36,000 UC academic workers to vote on concessions contract agreed to by UAW

Reject the sellout contract and fight for rank-and-file control! Join the UC Rank-and-File Strike Committee by emailing ucstrikerfc@gmail.com. Alternatively, fill out the form below and the WSWS will forward your information to the committee.

Striking academic workers at UC Irvine

On December 16, bargaining teams for United Auto Workers (UAW) Local 2865 and Student Researchers United (SRU-UAW) announced they had reached tentative agreements to shut down a strike by 36,000 graduate student workers in the University of California system. A snap vote will begin this next Monday, December 19, and will last until Friday, December 23.

Midway through the fifth week the United Auto Workers (UAW) bargaining teams sent out messages announcing that progress had been made which “resulted in significant movement that is worth serious consideration.”

This “significant movement” supposedly came only days after the appointment of mediator Darrell Steinberg, the current mayor of Sacramento. He sits on the Advisory Board of the UC Davis Chancellor’s Office, a flagrant conflict of interest. Bargaining teams held a caucus Thursday morning to discuss a settlement proposed by Steinberg which was formally accepted by the UAW Friday.

The “significant progress” has resulted in sellouts that will do nothing to raise graduate students out of poverty or meet skyrocketing inflation. The base starting salary is only $34,000—$20,000 less than the original demand of a base starting salary of $54,000. Even then, it does not actually kick in until October 1, 2024, at the end of the life of the current contract. The lowest paid academic workers will see a tiny increase in their pay from $23,247 to $25,000 within 90 days of ratification. Then on October 1, 2023, it will rise to $29,125 a year.

The offer is in fact a $9,000 climb-down from their unilateral cave-in last week, from $54,000 to $43,000 a year, which they claimed at the time would spur the UC to acquiesce to their wage demands. As can be seen, this was sheer fantasy.

The BTs and their hangers-on have been touting that this new proposal was a win for international students with the incorporation of language which allows doctoral students to forego the Non-Resident Supplemental Tuition (NRST) program charges for the first three years of their doctoral studies.

But considering that international students almost uniformly find the current financial burdens intolerable, codifying the current UC policy in regard to NRST is a stab in the back to every international student, most of whom are struggling financially but are expected to pay more for the same opportunities simply because of where they were born.

The only thing in the proposal which is actually an improvement over past proposals is the increase in the child care reimbursement program by up to $1,000 for those on the quarter system.

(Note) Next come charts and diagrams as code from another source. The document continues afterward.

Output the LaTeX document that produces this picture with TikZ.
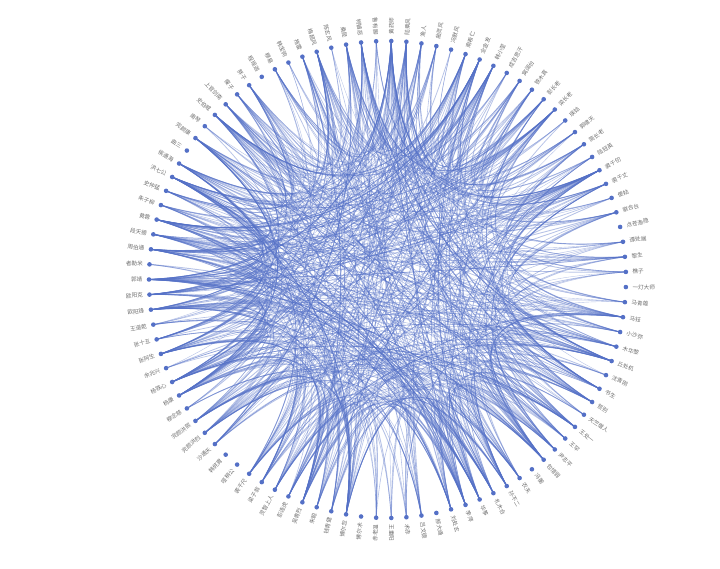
\documentclass[tikz,border=0pt]{standalone}
\usepackage{fontspec}
\newfontfamily\cjk{Noto Sans CJK SC}
\usetikzlibrary{calc}
\definecolor{eblue}{HTML}{5470C6}
\definecolor{lbl}{HTML}{6E6E6E}
\pgfdeclarelayer{bg}
\pgfsetlayers{bg,main}
\begin{document}
\begin{tikzpicture}[x=1pt,y=1pt,
  dot/.style={circle,fill=eblue,inner sep=0pt,minimum size=4.6pt},
  lab/.style={font=\cjk\fontsize{5.6}{6}\selectfont,text=lbl,inner sep=0pt},
  link/.style={draw=eblue,draw opacity=0.42,line width=0.55pt}]
\useasboundingbox (0,0) rectangle (720,569);
\coordinate (c) at (387.5,289.5);
\foreach \k/\nm in {1/胖子,2/程瑶迦,3/穆易,4/韩宝驹,5/拖雷,6/梅超风,7/陈玄风,8/桑昆,9/柯镇恶,10/鲁有脚,
 11/黄药师,12/陆乘风,13/渔人,14/曲灵风,15/冯默风,16/南希仁,17/全金发,18/韩小莹,19/成吉思汗,20/窝阔台,
 21/铁木真,22/彭长老,23/梁长老,24/瑛姑,25/郭啸天,26/简长老,27/陆冠英,28/裘千仞,29/裘千丈,30/傻姑,
 31/察合台,32/点苍渔隐,33/谭处端,34/黎生,35/樵子,36/一灯大师,37/马青雄,38/马钰,39/小沙弥,40/木华黎,
 41/丘处机,42/沈青刚,43/书生,44/哲别,45/天竺僧人,46/王处一,47/王罕,48/尹志平,49/包惜弱,50/冯蘅,
 51/农夫,52/孙不二,53/札木合,54/华筝,55/李萍,56/刘处玄,57/郝大通,58/吕文德,59/术赤,60/王重阳,
 61/赤老温,62/博尔术,63/博尔忽,64/钱青健,65/朱聪,66/吴青烈,67/彭连虎,68/灵智上人,69/梁子翁,70/裘千尺,
 71/哑梢公,72/韩侂胄,73/沙通天,74/完颜洪烈,75/完颜洪熙,76/穆念慈,77/杨康,78/杨铁心,79/余兆兴,80/张阿生,
 81/张十五,82/王道乾,83/欧阳锋,84/欧阳克,85/郭靖,86/者勒米,87/周伯通,88/段天德,89/黄蓉,90/朱子柳,
 91/史仲猛,92/洪七公,93/侯通海,94/曲三,95/完颜康,96/南琴,97/史伯威,98/上官剑南,99/瘦子} {
  \pgfmathsetmacro{\ang}{180-(\k-85)*3.636364}
  \node[dot] (n\k) at ($(c)+(\ang:238.5)$) {};
  \pgfmathsetmacro{\cs}{cos(\ang)}
  \ifdim \cs pt<0pt
    \node[lab,anchor=east,rotate=\ang+180] (t\k) at ($(c)+(\ang:245)$) {\nm};
  \else
    \node[lab,anchor=west,rotate=\ang] (t\k) at ($(c)+(\ang:245)$) {\nm};
  \fi
}
\pgfmathdeclarerandomlist{hubs}{{1}{1}{1}{6}{6}{6}{8}{8}{8}{9}{9}{9}{11}{11}{11}{11}{12}{12}{12}{16}{16}{16}{17}{17}{17}{18}{18}{18}{23}{23}{23}{28}{28}{28}{38}{38}{38}{41}{41}{41}{44}{44}{44}{46}{46}{46}{49}{49}{49}{52}{52}{52}{53}{53}{53}{54}{54}{54}{55}{55}{55}{56}{56}{56}{63}{63}{63}{66}{66}{66}{70}{70}{70}{77}{77}{77}{78}{78}{78}{80}{80}{80}{83}{83}{83}{83}{84}{84}{84}{85}{85}{85}{85}{87}{87}{87}{87}{88}{88}{88}{89}{89}{89}{89}{92}{92}{92}{92}{93}{93}{93}{95}{95}{95}{97}{97}{97}{3}{3}{5}{5}{13}{13}{14}{14}{20}{20}{21}{21}{22}{22}{25}{25}{26}{26}{27}{27}{29}{29}{31}{31}{33}{33}{34}{34}{35}{35}{39}{39}{40}{40}{43}{43}{47}{47}{48}{48}{51}{51}{58}{58}{64}{64}{65}{65}{67}{67}{68}{68}{69}{69}{73}{73}{74}{74}{75}{75}{81}{81}{90}{90}{91}{91}{98}{98}{99}{99}{4}{7}{10}{15}{19}{24}{30}{37}{42}{45}{59}{60}{61}{76}{79}{82}{86}{96}}
\pgfmathsetseed{2024}
\begin{pgfonlayer}{bg}
\foreach \k/\cnt in {1/15,3/7,4/2,5/7,6/15,7/1,8/15,9/15,10/2,11/20,12/15,13/7,14/7,15/1,16/15,17/15,18/15,19/1,20/7,
 21/7,22/7,23/15,24/2,25/7,26/7,27/7,28/15,29/7,30/2,31/7,33/7,34/7,35/7,37/2,38/15,39/7,40/7,41/15,42/2,43/7,
 44/15,45/2,46/15,47/7,48/7,49/15,51/7,52/15,53/15,54/15,55/15,56/15,58/7,59/2,60/2,61/2,63/15,64/7,65/7,66/15,67/7,
 68/7,69/7,70/15,73/7,74/7,75/7,76/2,77/15,78/15,79/2,80/15,81/7,82/2,83/20,84/15,85/22,86/1,87/20,88/15,89/20,
 90/7,91/7,92/20,93/15,95/15,97/15,98/7,99/7} {
  \foreach \r in {1,...,\cnt} {
    \pgfmathrandomitem{\j}{hubs}
    \pgfmathsetmacro{\lw}{0.35+0.6*rnd}
    \ifnum\j=\k\relax\else
      \coordinate (cp) at ($($(n\k.center)!0.5!(n\j.center)$)!0.9!(c)$);
      \draw[link,line width=\lw pt] (n\k.center) .. controls ($(n\k.center)!0.6667!(cp)$) and ($(n\j.center)!0.6667!(cp)$) .. (n\j.center);
    \fi
  }
}
\end{pgfonlayer}
\end{tikzpicture}
\end{document}
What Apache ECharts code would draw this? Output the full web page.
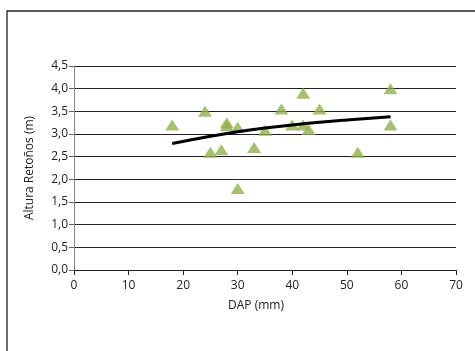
<!DOCTYPE html>
<html>
<head>
<meta charset="utf-8">
<script src="https://cdn.jsdelivr.net/npm/echarts@6/dist/echarts.min.js"></script>
<style>
html, body { margin: 0; padding: 0; background: #fff; }
#main { width: 475px; height: 351px; }
</style>
</head>
<body>
<div id="main"></div>
<script>
// observed points: DAP (mm) and height (m)
var dap = [18, 24, 25, 27, 28, 28, 30, 30, 33, 35, 38, 40, 42, 42, 43, 45, 52, 58, 58];
var altura = [3.2, 3.5, 2.6, 2.65, 3.25, 3.18, 3.15, 1.8, 2.7, 3.08, 3.55, 3.2, 3.9, 3.2, 3.1, 3.55, 2.6, 4.0, 3.2];
// trend line
var trendX = [18, 25, 30, 35, 40, 45, 50, 58];
var trendY = [2.79, 2.95, 3.05, 3.13, 3.2, 3.26, 3.31, 3.38];

var myChart = echarts.init(document.getElementById('main'));

var points = dap.map(function (x, i) { return [x, altura[i]]; });
var trend = trendX.map(function (x, i) { return [x, trendY[i]]; });

var txt = { fontFamily: 'Open Sans', fontSize: 12, color: '#222' };

option = {
    animation: false,
    backgroundColor: '#fff',
    graphic: [{
        type: 'rect',
        shape: { x: 7, y: 11, width: 520, height: 400 },
        style: { fill: 'none', stroke: '#222', lineWidth: 1.3 }
    }],
    grid: { left: 74, right: 19, top: 66, bottom: 81 },
    xAxis: {
        type: 'value',
        min: 0, max: 70, interval: 10,
        name: 'DAP (mm)',
        nameLocation: 'middle',
        nameGap: 30,
        nameTextStyle: Object.assign({ padding: [0, 18, 0, 0] }, txt),
        axisLine: { show: true, lineStyle: { color: '#222', width: 1 } },
        axisTick: { show: true, length: 5, lineStyle: { color: '#222' } },
        axisLabel: Object.assign({ margin: 10 }, txt),
        splitLine: { show: false }
    },
    yAxis: {
        type: 'value',
        min: 0, max: 4.5, interval: 0.5,
        name: 'Altura Retoños (m)',
        nameLocation: 'middle',
        nameGap: 38,
        nameTextStyle: txt,
        axisLine: { show: true, lineStyle: { color: '#888', width: 1 } },
        axisTick: { show: true, length: 5, lineStyle: { color: '#666' } },
        axisLabel: Object.assign({
            margin: 6,
            formatter: function (v) { return v.toFixed(1).replace('.', ','); }
        }, txt),
        splitLine: { show: true, lineStyle: { color: '#222', width: 1 } }
    },
    series: [{
        type: 'scatter',
        data: points,
        symbol: 'triangle',
        symbolSize: [14, 11],
        itemStyle: { color: '#8fb04a' },
        z: 3
    }, {
        type: 'line',
        data: trend,
        smooth: true,
        symbol: 'none',
        lineStyle: { color: '#000', width: 3 },
        z: 4
    }]
};

myChart.setOption(option);
</script>
</body>
</html>
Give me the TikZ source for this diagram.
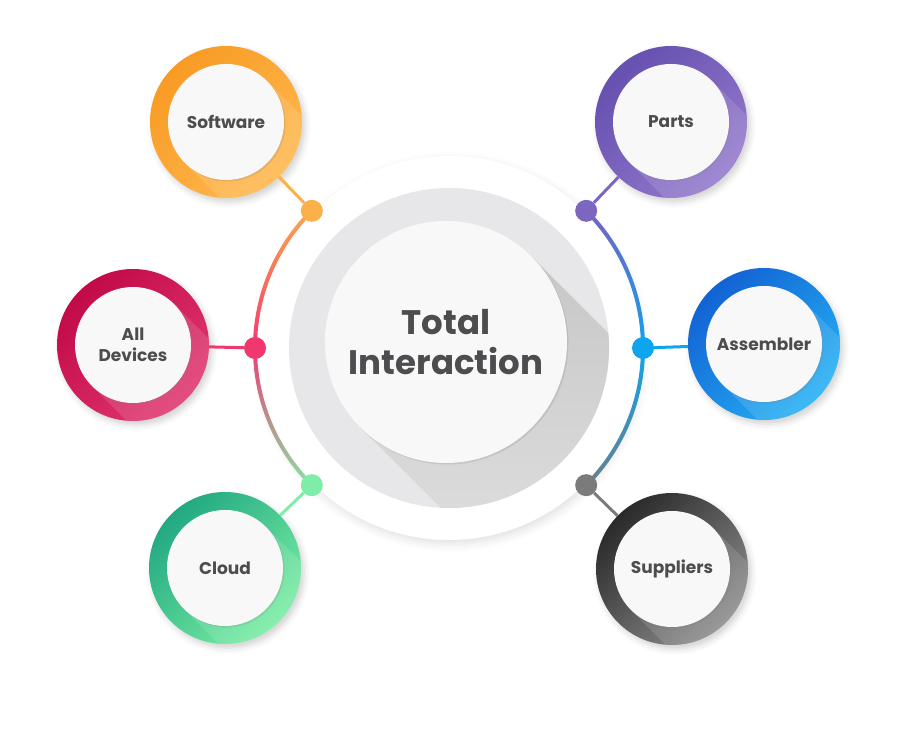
\documentclass[tikz,border=0pt]{standalone}
\usepackage{fontspec}
\setmainfont{Poppins}
\usetikzlibrary{positioning,shadows,shadows.blur}

\definecolor{txt}{HTML}{4D4D4F}
\definecolor{hubgrey}{HTML}{E7E7E9}
\definecolor{discwhite}{HTML}{F8F8F9}
\definecolor{orangeA}{HTML}{F89B25}
\definecolor{orangeB}{HTML}{FFB84D}
\definecolor{orangeD}{HTML}{FBB04A}
\definecolor{purpleA}{HTML}{6650B0}
\definecolor{purpleB}{HTML}{9379CC}
\definecolor{purpleD}{HTML}{7C66BF}
\definecolor{crimsonA}{HTML}{C20A48}
\definecolor{crimsonB}{HTML}{E03670}
\definecolor{crimsonD}{HTML}{F0386F}
\definecolor{blueA}{HTML}{1262D4}
\definecolor{blueB}{HTML}{24B0F4}
\definecolor{blueD}{HTML}{0EA5EE}
\definecolor{greenA}{HTML}{22A882}
\definecolor{greenB}{HTML}{78EDA2}
\definecolor{greenD}{HTML}{7DEDA9}
\definecolor{greyA}{HTML}{2A2A2A}
\definecolor{greyB}{HTML}{8C8C8C}
\definecolor{greyD}{HTML}{7B7B7B}
\definecolor{arcTop}{HTML}{FDA74A}
\definecolor{arcMid}{HTML}{F23A72}
\definecolor{arcBot}{HTML}{86E3A5}
\definecolor{arcTopR}{HTML}{7563C0}
\definecolor{arcMidR}{HTML}{10A3EE}
\definecolor{arcBotR}{HTML}{6A7F8C}

\begin{document}
\begin{tikzpicture}[x=1pt, y=1pt,
    ring/.style={circle, minimum size=152pt, inner sep=0pt, top color=#1A, bottom color=#1B, shading angle=45,
      blur shadow={shadow xshift=3pt, shadow yshift=-4pt, shadow opacity=18, shadow blur radius=6pt}},
    disc/.style={circle, minimum size=116pt, inner sep=0pt, fill=discwhite, text=txt, align=center,
      font=\fontsize{17}{21}\selectfont\bfseries,
      drop shadow={shadow xshift=1.5pt, shadow yshift=-1.5pt, opacity=.2}},
    dot/.style={circle, minimum size=22pt, inner sep=0pt, fill=#1},
    link/.style={draw=#1, line width=3pt}]

\useasboundingbox (0,0) rectangle (900,747);

% hub
\node[circle, minimum size=384pt, inner sep=0pt, fill=white,
  blur shadow={shadow xshift=2pt, shadow yshift=-4pt, shadow opacity=12, shadow blur radius=8pt}] (hub) at (449,399) {};
\node[circle, minimum size=320pt, inner sep=0pt, fill=hubgrey] (well) at (449,399) {};
\coordinate (tc) at (446,405);
\begin{scope}
  \clip (well) circle[radius=160];
  \shade[top color=black!22, bottom color=hubgrey] ([shift={(45:121)}]tc) -- ++(-45:330) -- ++(-135:242) -- ([shift={(225:121)}]tc) -- cycle;
\end{scope}
\node[disc, minimum size=242pt, font=\fontsize{34}{40}\selectfont\bfseries] (total) at (tc) {Total\\Interaction};

% arcs
\begin{scope}[shift={(449,399)}]
  \shade[top color=arcTop, bottom color=arcBot, middle color=arcMid] (135:196) arc[start angle=135, end angle=225, radius=196] -- (225:192) arc[start angle=225, end angle=135, radius=192] -- cycle;
  \shade[top color=arcTopR, bottom color=arcBotR, middle color=arcMidR] (45:196) arc[start angle=45, end angle=-45, radius=196] -- (-45:192) arc[start angle=-45, end angle=45, radius=192] -- cycle;
\end{scope}

% dots on the arc
\node[dot=orangeD] (dsoft) at ([shift={(135:194)}]hub.center) {};
\node[dot=crimsonD] (ddev) at ([shift={(180:194)}]hub.center) {};
\node[dot=greenD] (dcloud) at ([shift={(225:194)}]hub.center) {};
\node[dot=purpleD] (dparts) at ([shift={(45:194)}]hub.center) {};
\node[dot=blueD] (dasm) at ([shift={(0:194)}]hub.center) {};
\node[dot=greyD] (dsup) at ([shift={(-45:194)}]hub.center) {};

% rings
\node[ring=orange] (softring) at (226,625) {};
\node[ring=purple] (partsring) at (671,625) {};
\node[ring=crimson] (devring) at (133,402) {};
\node[ring=blue] (asmring) at (764,403) {};
\node[ring=green] (cloudring) at (225,179) {};
\node[ring=grey] (supring) at (672,178) {};

\foreach \r in {softring,partsring,devring,asmring,cloudring,supring}{
  \begin{scope}
    \clip (\r) circle[radius=76];
    \fill[white, opacity=.12] ([shift={(45:58)}]\r.center) -- ++(-45:160) -- ++(-135:116) -- ([shift={(225:58)}]\r.center) -- cycle;
  \end{scope}
}

% connectors
\draw[link=orangeD] (dsoft) -- (softring);
\draw[link=crimsonD] (ddev) -- (devring);
\draw[link=greenD] (dcloud) -- (cloudring);
\draw[link=purpleD] (dparts) -- (partsring);
\draw[link=blueD] (dasm) -- (asmring);
\draw[link=greyD] (dsup) -- (supring);

% labels
\node[disc] (soft) at (softring) {Software};
\node[disc] (parts) at (partsring) {Parts};
\node[disc] (dev) at (devring) {All\\Devices};
\node[disc] (asm) at (asmring) {Assembler};
\node[disc] (cloud) at (cloudring) {Cloud};
\node[disc] (sup) at (supring) {Suppliers};
\end{tikzpicture}
\end{document}
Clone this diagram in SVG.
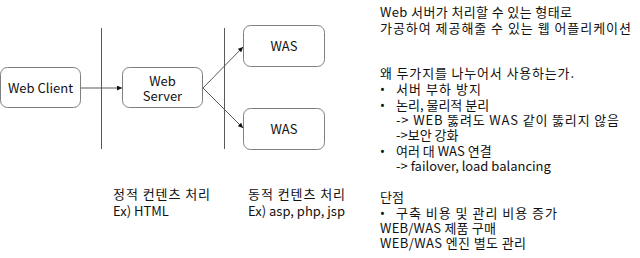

Yet this is only a reimbursement program, meaning students will still have to pay all costs up front, which can amount to around $2,000 a month. Students will still be on the hook for over $6,000 in child care costs each year.

During Thursday’s caucuses, the BTs were accused of lining up their supporters and friends to speak first, who kept to a script of set talking points, while spamming the chat in the online conferencing software so that criticisms were drowned out.

The BTs were not able to censor all dissent, however, as one speaker after another denounced the paltry wage increases, while also denouncing the creation of a tier system wherein academic workers at three universities, UC Berkeley, UCLA and UC San Francisco, would receive higher compensation than academic workers doing the same job at the other schools. They pointed out as well that the BTs were abandoning international and disabled academic workers.

After the caucus, the BTs released the full written proposals. As one academic worker tweeted, “I have stayed generally quiet about the strike at the UC, but the current amount that our union and the university are negotiating on, is enough to kick everyone in our department off of public assistance eligibility, yet nowhere near enough to cover those new costs.”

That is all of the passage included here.